● Data segment
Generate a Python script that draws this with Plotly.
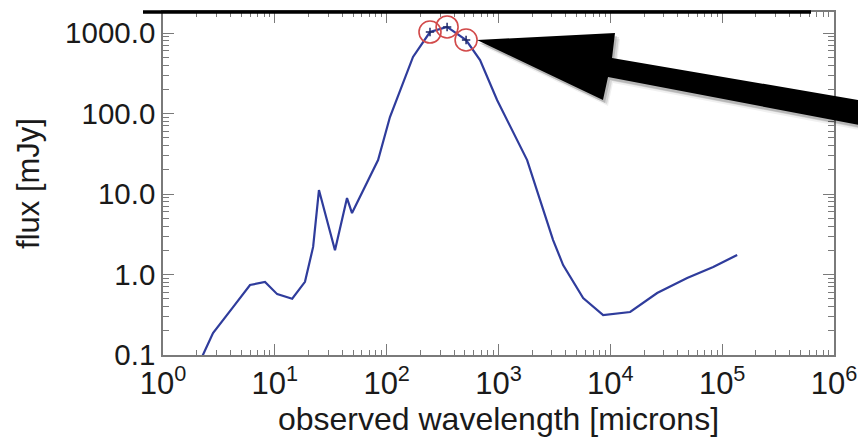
import plotly.graph_objects as go

# ---- data ----
wavelength = [1.97, 2.80, 4.23, 6.0, 8.17, 10.5, 14.3, 18.6, 22.0, 24.8, 34.5, 44.2,
              49.0, 71.1, 83.8, 107, 140, 172, 244, 347, 513, 684, 971, 1351, 1803,
              2355, 3078, 3783, 5714, 8626, 15040, 26220, 48640, 83180, 136200]
flux = [0.065, 0.187, 0.394, 0.74, 0.81, 0.57, 0.50, 0.81, 2.2, 11.2, 2.0, 8.9,
        5.8, 16.3, 26.4, 90.5, 239, 504, 1028, 1189, 818, 462, 147, 57.3, 26.4,
        8.4, 2.68, 1.31, 0.51, 0.314, 0.342, 0.589, 0.906, 1.24, 1.75]

obs_wavelength = [244, 347, 513]
obs_flux = [1028, 1189, 818]

x_tickvals = [1, 10, 100, 1000, 10000, 100000, 1000000]
x_ticktext = ["10<sup>0</sup>", "10<sup>1</sup>", "10<sup>2</sup>", "10<sup>3</sup>",
              "10<sup>4</sup>", "10<sup>5</sup>", "10<sup>6</sup>"]
y_tickvals = [0.1, 1, 10, 100, 1000]
y_ticktext = ["0.1", "1.0", "10.0", "100.0", "1000.0"]

x_minor = [m * 10 ** e for e in range(0, 6) for m in range(2, 10)]
y_minor = [m * 10.0 ** e for e in range(-1, 4) for m in range(2, 10)]

# ---- layout geometry (pixels) ----
W, H = 858, 437
L, R, T, B = 163, 24, 12, 82
PW, PH = W - L - R, H - T - B


def px(x, y):
    """pixel -> paper coords"""
    return (x - L) / PW, (H - B - y) / PH


FONT = "Liberation Sans, Arial, Helvetica, sans-serif"
TXT = "#1a1a1a"
AXC = "#7a7a7a"

fig = go.Figure()
fig.add_trace(go.Scatter(
    x=wavelength, y=flux, mode="lines",
    line=dict(color="#2f3c9c", width=2.2),
    showlegend=False, hoverinfo="skip"))
fig.add_trace(go.Scatter(
    x=obs_wavelength, y=obs_flux, mode="markers",
    marker=dict(symbol="circle-open", size=22, color="#d24a4a",
                line=dict(width=1.6, color="#d24a4a")),
    showlegend=False, hoverinfo="skip"))
fig.add_trace(go.Scatter(
    x=obs_wavelength, y=obs_flux, mode="markers",
    marker=dict(symbol="cross-thin-open", size=6, color="#1f2a6a",
                line=dict(width=1.5, color="#1f2a6a")),
    showlegend=False, hoverinfo="skip"))

axis_common = dict(
    type="log", showgrid=False, zeroline=False,
    showline=True, linecolor=AXC, linewidth=1.5, mirror="ticks",
    ticks="inside", ticklen=11, tickcolor=AXC, tickwidth=1.2,
)

fig.update_xaxes(
    **axis_common, range=[0, 6],
    tickmode="array", tickvals=x_tickvals, ticktext=x_ticktext,
    tickfont=dict(family=FONT, size=31, color=TXT),
    minor=dict(tickmode="array", tickvals=x_minor, ticks="inside",
               ticklen=5, tickcolor=AXC, tickwidth=1),
    title=dict(text="observed wavelength [microns]",
               font=dict(family=FONT, size=32, color=TXT), standoff=0),
)
fig.update_yaxes(
    **axis_common, range=[-1, 3.261],
    tickmode="array", tickvals=y_tickvals, ticktext=y_ticktext,
    tickfont=dict(family=FONT, size=29.5, color=TXT),
    minor=dict(tickmode="array", tickvals=y_minor, ticks="inside",
               ticklen=6, tickcolor=AXC, tickwidth=1),
    title=dict(text="flux [mJy]",
               font=dict(family=FONT, size=31, color=TXT), standoff=16),
)

# thick black top border line
x0, y0 = px(143, 12)
x1, _ = px(811, 12)
fig.add_shape(type="line", xref="paper", yref="paper", x0=x0, y0=y0, x1=x1, y1=y0,
              line=dict(color="black", width=3.5))

# big black arrow pointing at the peak
arrow_px = [(477, 40), (615, 33), (612, 58), (870, 102), (870, 127),
            (608, 77), (603, 100)]


def poly_path(points, dx=0, dy=0):
    pts = [px(x + dx, y + dy) for x, y in points]
    return "M " + " L ".join(f"{a:.4f},{b:.4f}" for a, b in pts) + " Z"


for dx, dy, op in [(5, 6, 0.06), (4, 4, 0.10), (2, 3, 0.15)]:
    fig.add_shape(type="path", xref="paper", yref="paper",
                  path=poly_path(arrow_px, dx, dy),
                  fillcolor="black", line=dict(width=0), opacity=op)
fig.add_shape(type="path", xref="paper", yref="paper", path=poly_path(arrow_px),
              fillcolor="black", line=dict(width=0, color="black"))

fig.update_layout(
    width=W, height=H,
    margin=dict(l=L, r=R, t=T, b=B, autoexpand=False),
    paper_bgcolor="white", plot_bgcolor="white",
    font=dict(family=FONT, color=TXT),
)

fig.write_html("out.html")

● Problem to solve
Exclude the pictures. Write out the remaining data exactly.

● Exercise output
Generate a Python script that draws this with Plotly.
import plotly.graph_objects as go

# ---- data ----
wavelength = [1.97, 2.80, 4.23, 6.0, 8.17, 10.5, 14.3, 18.6, 22.0, 24.8, 34.5, 44.2,
              49.0, 71.1, 83.8, 107, 140, 172, 244, 347, 513, 684, 971, 1351, 1803,
              2355, 3078, 3783, 5714, 8626, 15040, 26220, 48640, 83180, 136200]
flux = [0.065, 0.187, 0.394, 0.74, 0.81, 0.57, 0.50, 0.81, 2.2, 11.2, 2.0, 8.9,
        5.8, 16.3, 26.4, 90.5, 239, 504, 1028, 1189, 818, 462, 147, 57.3, 26.4,
        8.4, 2.68, 1.31, 0.51, 0.314, 0.342, 0.589, 0.906, 1.24, 1.75]

obs_wavelength = [244, 347, 513]
obs_flux = [1028, 1189, 818]

x_tickvals = [1, 10, 100, 1000, 10000, 100000, 1000000]
x_ticktext = ["10<sup>0</sup>", "10<sup>1</sup>", "10<sup>2</sup>", "10<sup>3</sup>",
              "10<sup>4</sup>", "10<sup>5</sup>", "10<sup>6</sup>"]
y_tickvals = [0.1, 1, 10, 100, 1000]
y_ticktext = ["0.1", "1.0", "10.0", "100.0", "1000.0"]

x_minor = [m * 10 ** e for e in range(0, 6) for m in range(2, 10)]
y_minor = [m * 10.0 ** e for e in range(-1, 4) for m in range(2, 10)]

# ---- layout geometry (pixels) ----
W, H = 858, 437
L, R, T, B = 163, 24, 12, 82
PW, PH = W - L - R, H - T - B


def px(x, y):
    """pixel -> paper coords"""
    return (x - L) / PW, (H - B - y) / PH


FONT = "Liberation Sans, Arial, Helvetica, sans-serif"
TXT = "#1a1a1a"
AXC = "#7a7a7a"

fig = go.Figure()
fig.add_trace(go.Scatter(
    x=wavelength, y=flux, mode="lines",
    line=dict(color="#2f3c9c", width=2.2),
    showlegend=False, hoverinfo="skip"))
fig.add_trace(go.Scatter(
    x=obs_wavelength, y=obs_flux, mode="markers",
    marker=dict(symbol="circle-open", size=22, color="#d24a4a",
                line=dict(width=1.6, color="#d24a4a")),
    showlegend=False, hoverinfo="skip"))
fig.add_trace(go.Scatter(
    x=obs_wavelength, y=obs_flux, mode="markers",
    marker=dict(symbol="cross-thin-open", size=6, color="#1f2a6a",
                line=dict(width=1.5, color="#1f2a6a")),
    showlegend=False, hoverinfo="skip"))

axis_common = dict(
    type="log", showgrid=False, zeroline=False,
    showline=True, linecolor=AXC, linewidth=1.5, mirror="ticks",
    ticks="inside", ticklen=11, tickcolor=AXC, tickwidth=1.2,
)

fig.update_xaxes(
    **axis_common, range=[0, 6],
    tickmode="array", tickvals=x_tickvals, ticktext=x_ticktext,
    tickfont=dict(family=FONT, size=31, color=TXT),
    minor=dict(tickmode="array", tickvals=x_minor, ticks="inside",
               ticklen=5, tickcolor=AXC, tickwidth=1),
    title=dict(text="observed wavelength [microns]",
               font=dict(family=FONT, size=32, color=TXT), standoff=0),
)
fig.update_yaxes(
    **axis_common, range=[-1, 3.261],
    tickmode="array", tickvals=y_tickvals, ticktext=y_ticktext,
    tickfont=dict(family=FONT, size=29.5, color=TXT),
    minor=dict(tickmode="array", tickvals=y_minor, ticks="inside",
               ticklen=6, tickcolor=AXC, tickwidth=1),
    title=dict(text="flux [mJy]",
               font=dict(family=FONT, size=31, color=TXT), standoff=16),
)

# thick black top border line
x0, y0 = px(143, 12)
x1, _ = px(811, 12)
fig.add_shape(type="line", xref="paper", yref="paper", x0=x0, y0=y0, x1=x1, y1=y0,
              line=dict(color="black", width=3.5))

# big black arrow pointing at the peak
arrow_px = [(477, 40), (615, 33), (612, 58), (870, 102), (870, 127),
            (608, 77), (603, 100)]


def poly_path(points, dx=0, dy=0):
    pts = [px(x + dx, y + dy) for x, y in points]
    return "M " + " L ".join(f"{a:.4f},{b:.4f}" for a, b in pts) + " Z"


for dx, dy, op in [(5, 6, 0.06), (4, 4, 0.10), (2, 3, 0.15)]:
    fig.add_shape(type="path", xref="paper", yref="paper",
                  path=poly_path(arrow_px, dx, dy),
                  fillcolor="black", line=dict(width=0), opacity=op)
fig.add_shape(type="path", xref="paper", yref="paper", path=poly_path(arrow_px),
              fillcolor="black", line=dict(width=0, color="black"))

fig.update_layout(
    width=W, height=H,
    margin=dict(l=L, r=R, t=T, b=B, autoexpand=False),
    paper_bgcolor="white", plot_bgcolor="white",
    font=dict(family=FONT, color=TXT),
)

fig.write_html("out.html")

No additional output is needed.